Nous œuvrons au quotidien dans un contexte extrêmement dégradé et devons assumer la responsabilité des échecs de notre institution, y compris quand on ne nous a pas donné les moyens de sortir la tête de l’eau. Nous avons le sentiment d’aller à la guerre seuls et désarmés.
Nous sommes sur un grill médiatico-politique permanent et avons la sensation que ce phénomène, sans doute en partie inévitable, est entretenu, pour ne pas dire alimenté, par le garde des Sceaux. De ce point de vue, nous nous réjouissons de la nomination d’un porte-parole au cabinet du DAP. Encore faudra-t-il lui permettre de défendre nos intérêts et notre institution, de les faire comprendre à l’opinion et non en faire une corde de plus à l’arc d’un populisme fort à la mode. Nos attentes sont fortes en la matière.

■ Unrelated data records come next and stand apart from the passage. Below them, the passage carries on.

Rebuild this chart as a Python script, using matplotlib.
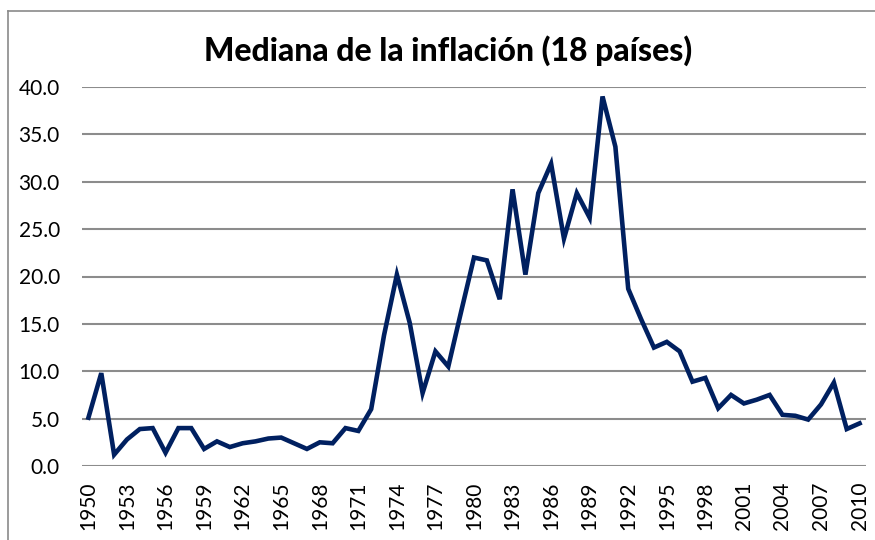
import matplotlib
matplotlib.use("Agg")
import matplotlib.pyplot as plt
from matplotlib.lines import Line2D

# Median inflation, 18 countries, 1950-2010
years = list(range(1950, 2011))
inflation = [
    5.1, 9.8, 1.2, 2.8, 3.9, 4.0, 1.4, 4.0, 4.0, 1.8,
    2.6, 2.0, 2.4, 2.6, 2.9, 3.0, 2.4, 1.8, 2.5, 2.4,
    4.0, 3.7, 6.0, 13.8, 20.2, 15.1, 7.7, 12.1, 10.5, 16.3,
    22.0, 21.7, 17.6, 29.2, 20.2, 28.8, 31.9, 24.0, 28.8, 26.2,
    39.0, 33.7, 18.7, 15.5, 12.5, 13.1, 12.1, 8.9, 9.3, 6.1,
    7.5, 6.6, 7.0, 7.5, 5.4, 5.3, 4.9, 6.5, 8.8, 3.9,
    4.5,
]
tick_years = years[::3]
y_ticks = [0, 5, 10, 15, 20, 25, 30, 35, 40]

plt.rcParams['font.family'] = ['Lato', 'DejaVu Sans']

fig = plt.figure(figsize=(8.75, 5.4), dpi=100)
ax = fig.add_axes([82 / 875, 1 - 466 / 540, (866 - 82) / 875, (466 - 87) / 540])

ax.plot(years, inflation, color='#002060', linewidth=3.3, solid_joinstyle='miter', zorder=3)

ax.set_xlim(1949.5, 2010.5)
ax.set_ylim(0, 40)
ax.set_yticks(y_ticks)
ax.set_yticklabels([f"{v:.1f}" for v in y_ticks])
ax.set_xticks(tick_years)
ax.set_xticklabels([str(y) for y in tick_years], rotation=90)
ax.yaxis.grid(True, color='#8c8c8c', linewidth=1.5)
ax.set_axisbelow(True)
ax.tick_params(axis='both', length=0, labelsize=15, colors='black')
ax.tick_params(axis='y', pad=16)
ax.tick_params(axis='x', pad=11)
for s in ax.spines.values():
    s.set_visible(False)

fig.text(448 / 875, 1 - 51 / 540, "Mediana de la inflación (18 países)", fontsize=23,
         fontweight='black', ha='center', va='center')

# chart border (left and top visible)
fig.add_artist(Line2D([8 / 875, 8 / 875], [0, 1 - 11 / 540], transform=fig.transFigure,
                      color='#8a8a8a', linewidth=1.2))
fig.add_artist(Line2D([8 / 875, 1], [1 - 11 / 540, 1 - 11 / 540], transform=fig.transFigure,
                      color='#8a8a8a', linewidth=1.2))

fig.savefig("out.png", dpi=100)
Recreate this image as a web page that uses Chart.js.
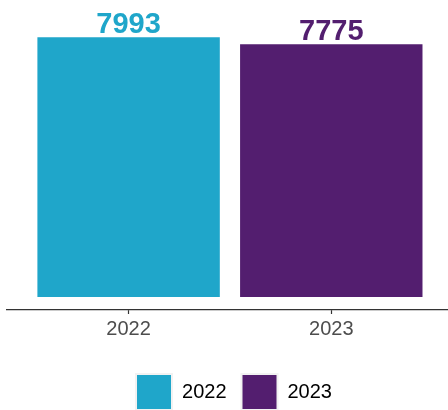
<!DOCTYPE html>
<html>
<head>
<meta charset="utf-8">
<script src="https://cdn.jsdelivr.net/npm/chart.js@4.4.1/dist/chart.umd.min.js"></script>
<style>
  html, body { margin: 0; padding: 0; overflow: hidden; background: #fff; }
  #wrap { width: 478px; height: 410px; }
</style>
</head>
<body>
<div id="wrap"><canvas id="BarChart" width="478" height="410"></canvas></div>
<script>
// data
const years = ["2022", "2023"];
const totals = [7993, 7775];
const barColors = ["#1FA6CA", "#531E6F"];

const fontFamily = "'Liberation Sans', Arial, sans-serif";

// value labels on top of the bars
const valueLabels = {
    id: 'valueLabels',
    afterDatasetsDraw(chart) {
        const ctx = chart.ctx;
        ctx.save();
        ctx.font = "bold 29px " + fontFamily;
        ctx.textAlign = 'center';
        ctx.textBaseline = 'bottom';
        chart.getDatasetMeta(0).data.forEach((bar, i) => {
            ctx.fillStyle = barColors[i];
            ctx.fillText(String(totals[i]), bar.x, bar.y + 2);
        });
        ctx.restore();
    }
};

let ctx = document.getElementById('BarChart').getContext('2d');

new Chart(ctx, {
    type: 'bar',
    data: {
        datasets: [{
            label: "Total",
            data: years.map((yr, i) => ({ x: i + 1, y: totals[i] })),
            backgroundColor: barColors,
            borderWidth: 0,
            barPercentage: 0.9,
            categoryPercentage: 1.0
        }]
    },
    plugins: [valueLabels],
    options: {
        responsive: false,
        animation: false,
        layout: { padding: { left: 7, right: 17, top: 24, bottom: -10 } },
        scales: {
            x: {
                type: 'linear',
                offset: false,
                min: 0.4,
                max: 2.64,
                afterBuildTicks: (scale) => {
                    scale.ticks = years.map((y, i) => ({ value: i + 1 }));
                },
                afterFit: (scale) => {
                    scale.height += 15;
                },
                grid: {
                    display: true,
                    offset: false,
                    drawOnChartArea: false,
                    drawTicks: true,
                    tickLength: 4,
                    tickWidth: 1.2,
                    color: '#333333'
                },
                border: { display: true, color: '#333333', width: 1.2 },
                ticks: {
                    color: '#4D4D4D',
                    padding: 3,
                    font: { family: fontFamily, size: 20 },
                    maxRotation: 0,
                    callback: (v) => years[v - 1]
                }
            },
            y: {
                display: false,
                min: -400,
                max: 8400
            }
        },
        plugins: {
            tooltip: { enabled: false },
            legend: {
                position: 'bottom',
                labels: {
                    boxWidth: 36,
                    boxHeight: 36,
                    padding: 15,
                    color: '#1A1A1A',
                    font: { family: fontFamily, size: 20 },
                    generateLabels: () => years.map((yr, i) => ({
                        text: yr,
                        fillStyle: barColors[i],
                        strokeStyle: '#F2F2F2',
                        lineWidth: 2,
                        hidden: false,
                        index: i,
                        datasetIndex: 0
                    }))
                }
            }
        }
    }
});
</script>
</body>
</html>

Face aux défis auxquels l’administration pénitentiaire est aujourd’hui confrontée, nous attendons un cap clair et réfléchi, une vision à moyen et long termes. Nous ne voulons plus faire les frais des injonctions contradictoires permanentes que nous subissons depuis plusieurs mois (libérer d’une main pour mieux réincarcérer de l’autre notamment). Nous ne voulons plus travailler à des projets structurants essentiels pour notre administration sur un coin de table, sans possibilité de concertation, dans des délais ubuesques (création des QLCO, réformes des peines, etc.) sans que jamais les propositions faites par les services ou dans le cadre du dialogue social ne soient prises en compte.
En conséquence, nous demandons au garde des Sceaux et à notre directeur de soutenir, avec la confiance exigeante, mais bienveillante d’un chef, leurs équipes et la cheville ouvrière que sont les directeurs, sans laquelle rien ne tiendrait encore debout aujourd’hui.
Nous considérons que chacun doit reprendre sa place dans la pyramide :
- Nous souhaitons qu’un travail soit mené sur le management des chefs de service par les DISP afin de dégager les axes sur lesquels les chefs d’établissement et DFSPIP doivent bénéficier d’une véritable autonomie (pouvoir prononcer les sanctions disciplinaires les plus légères envers les agents, pouvoir monter des plans locaux de formation sous le contrôle de la DISP, mais sans nécessité d’un passage en CSA-I, etc.). Cela suppose évidemment que les attentes de l’échelon central permettent aux DISP de fonctionner sur ce tempo.
- En parallèle, nous attendons des consignes données qu’elles soient claires, sans équivoque, et applicables en l’état des moyens qui nous sont alloués.
- Nous souhaitons également que chacun à leur niveau, les échelons interrégional et central assurent un rôle de soutien auprès des structures en difficulté. A quoi bon envoyer les unes à la suite des autres des missions d’inspection quand aucune impulsion politique ne vient ensuite mettre en place les préconisations formulées ? A quoi bon multiplier les inspections en EPM quand toutes viennent pointer du doigt les mêmes difficultés structurelles sans que la DAP ne s’en saisissent ? A quoi bon multiplier les inspections sur un même établissement quand les préconisations du 1er rapport n’ont été ni prises en compte ni déclinées ?
S’agit-il d’une question de volonté politique ? S’agit-il d’un problème de priorisation des réformes à engager dans cette administration ?
Nous ne voulons pas de la révolution évoquée par le ministre, car la révolution, ce n’est jamais qu’un petit tour sur soi-même et il nous semble grand temps d’avancer.